▶ [Your goal] Pull out exactly the lines from the line containing "Emit a Python" to the line containing "cx, cy, r = 383, 287, 181", both lines included, with pictures removed from the copy.

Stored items

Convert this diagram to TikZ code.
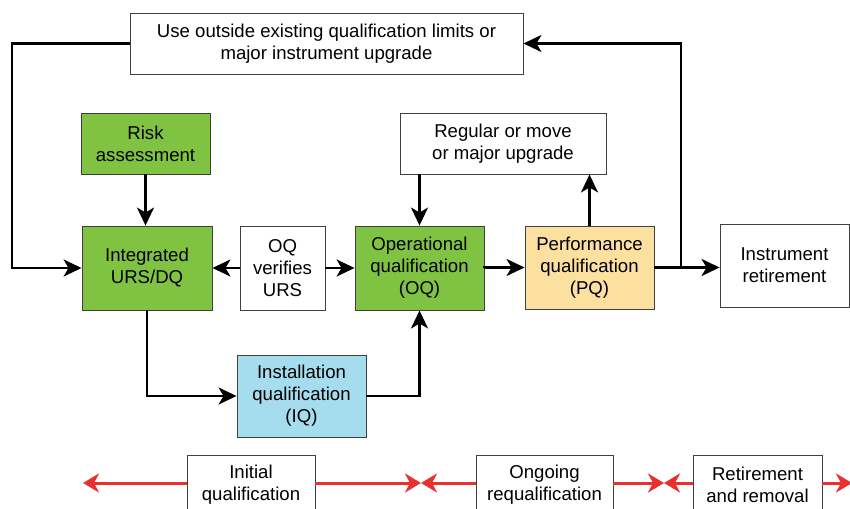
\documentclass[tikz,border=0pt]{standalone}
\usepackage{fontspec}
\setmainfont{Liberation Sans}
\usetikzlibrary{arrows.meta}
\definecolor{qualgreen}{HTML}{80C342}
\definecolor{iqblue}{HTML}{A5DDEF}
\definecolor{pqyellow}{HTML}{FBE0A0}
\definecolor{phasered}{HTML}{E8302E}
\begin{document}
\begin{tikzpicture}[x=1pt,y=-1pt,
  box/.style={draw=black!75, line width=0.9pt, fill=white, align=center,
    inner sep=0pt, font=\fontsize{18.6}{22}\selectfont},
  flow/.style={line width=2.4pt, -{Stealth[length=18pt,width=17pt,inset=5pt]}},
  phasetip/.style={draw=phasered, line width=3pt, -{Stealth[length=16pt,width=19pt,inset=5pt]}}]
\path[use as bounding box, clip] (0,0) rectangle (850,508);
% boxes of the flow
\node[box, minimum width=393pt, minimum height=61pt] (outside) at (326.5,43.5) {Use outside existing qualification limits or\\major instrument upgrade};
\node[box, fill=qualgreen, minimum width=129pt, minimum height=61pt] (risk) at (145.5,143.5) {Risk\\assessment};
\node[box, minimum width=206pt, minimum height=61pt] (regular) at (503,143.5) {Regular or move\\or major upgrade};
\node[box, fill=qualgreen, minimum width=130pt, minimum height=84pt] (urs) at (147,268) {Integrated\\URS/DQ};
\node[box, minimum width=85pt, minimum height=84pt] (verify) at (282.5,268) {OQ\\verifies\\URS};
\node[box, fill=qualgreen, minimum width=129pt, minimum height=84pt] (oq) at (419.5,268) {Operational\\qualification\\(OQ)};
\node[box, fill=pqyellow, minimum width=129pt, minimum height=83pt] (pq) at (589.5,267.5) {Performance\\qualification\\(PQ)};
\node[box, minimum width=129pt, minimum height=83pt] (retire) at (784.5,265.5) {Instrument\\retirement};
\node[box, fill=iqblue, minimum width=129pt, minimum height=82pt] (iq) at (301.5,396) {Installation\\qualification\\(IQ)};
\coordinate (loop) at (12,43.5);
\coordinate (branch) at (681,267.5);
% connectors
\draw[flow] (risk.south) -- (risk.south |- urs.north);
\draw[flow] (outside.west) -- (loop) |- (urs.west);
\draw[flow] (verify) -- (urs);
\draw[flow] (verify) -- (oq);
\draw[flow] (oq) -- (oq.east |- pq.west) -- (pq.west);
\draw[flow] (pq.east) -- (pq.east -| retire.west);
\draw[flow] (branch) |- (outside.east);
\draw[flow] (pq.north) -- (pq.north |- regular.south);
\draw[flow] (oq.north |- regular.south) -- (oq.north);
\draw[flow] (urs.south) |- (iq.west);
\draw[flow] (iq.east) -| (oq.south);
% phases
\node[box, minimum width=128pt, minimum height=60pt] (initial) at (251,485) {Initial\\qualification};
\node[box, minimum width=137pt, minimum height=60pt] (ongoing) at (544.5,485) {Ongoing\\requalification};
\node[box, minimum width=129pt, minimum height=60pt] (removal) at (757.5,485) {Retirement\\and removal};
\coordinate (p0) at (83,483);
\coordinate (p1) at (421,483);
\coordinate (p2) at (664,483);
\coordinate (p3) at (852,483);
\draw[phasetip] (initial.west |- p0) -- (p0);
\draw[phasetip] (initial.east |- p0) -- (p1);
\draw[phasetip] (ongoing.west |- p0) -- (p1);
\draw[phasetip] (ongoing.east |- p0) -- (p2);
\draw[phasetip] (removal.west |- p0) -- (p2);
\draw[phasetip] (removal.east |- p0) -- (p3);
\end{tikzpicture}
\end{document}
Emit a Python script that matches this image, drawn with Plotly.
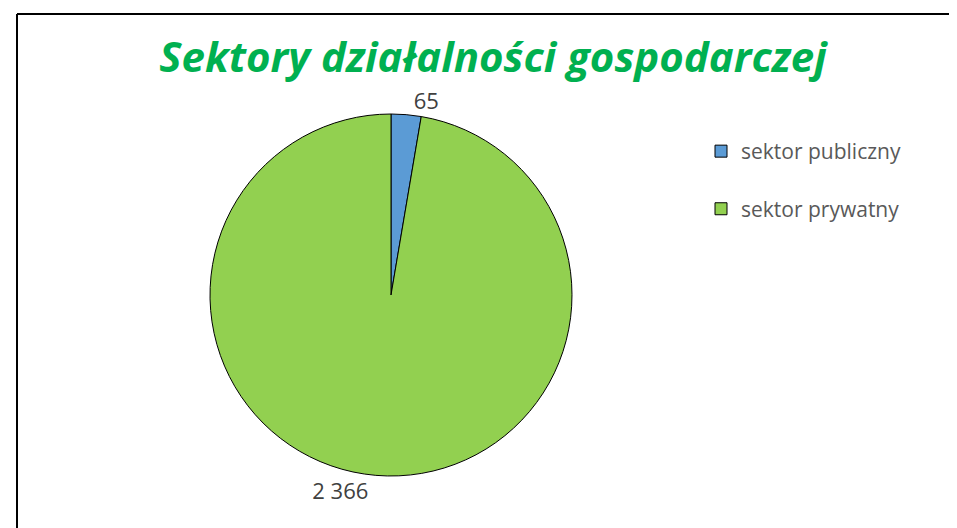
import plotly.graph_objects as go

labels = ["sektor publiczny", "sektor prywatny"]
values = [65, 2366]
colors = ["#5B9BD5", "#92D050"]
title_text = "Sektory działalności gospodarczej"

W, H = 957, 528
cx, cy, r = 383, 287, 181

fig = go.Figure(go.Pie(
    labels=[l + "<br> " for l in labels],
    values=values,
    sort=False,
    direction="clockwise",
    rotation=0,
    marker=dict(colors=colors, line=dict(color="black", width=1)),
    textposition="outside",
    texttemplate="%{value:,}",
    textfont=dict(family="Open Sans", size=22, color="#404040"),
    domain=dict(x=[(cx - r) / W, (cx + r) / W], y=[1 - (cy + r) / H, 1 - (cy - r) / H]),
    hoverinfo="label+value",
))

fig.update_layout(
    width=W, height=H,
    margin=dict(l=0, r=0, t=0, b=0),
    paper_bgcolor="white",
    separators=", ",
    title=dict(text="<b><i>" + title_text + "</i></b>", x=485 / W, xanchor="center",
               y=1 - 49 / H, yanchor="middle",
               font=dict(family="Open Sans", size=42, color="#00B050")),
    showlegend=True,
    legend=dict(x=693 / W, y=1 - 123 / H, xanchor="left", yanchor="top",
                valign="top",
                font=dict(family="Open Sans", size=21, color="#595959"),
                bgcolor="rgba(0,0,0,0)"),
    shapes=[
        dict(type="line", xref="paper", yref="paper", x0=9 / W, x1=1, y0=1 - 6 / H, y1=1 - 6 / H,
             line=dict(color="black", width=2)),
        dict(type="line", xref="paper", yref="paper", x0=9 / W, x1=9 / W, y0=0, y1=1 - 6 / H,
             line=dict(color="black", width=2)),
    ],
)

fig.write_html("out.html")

▶ [Answer below]
Emit a Python script that matches this image, drawn with Plotly.
import plotly.graph_objects as go

labels = ["sektor publiczny", "sektor prywatny"]
values = [65, 2366]
colors = ["#5B9BD5", "#92D050"]
title_text = "Sektory działalności gospodarczej"

W, H = 957, 528
cx, cy, r = 383, 287, 181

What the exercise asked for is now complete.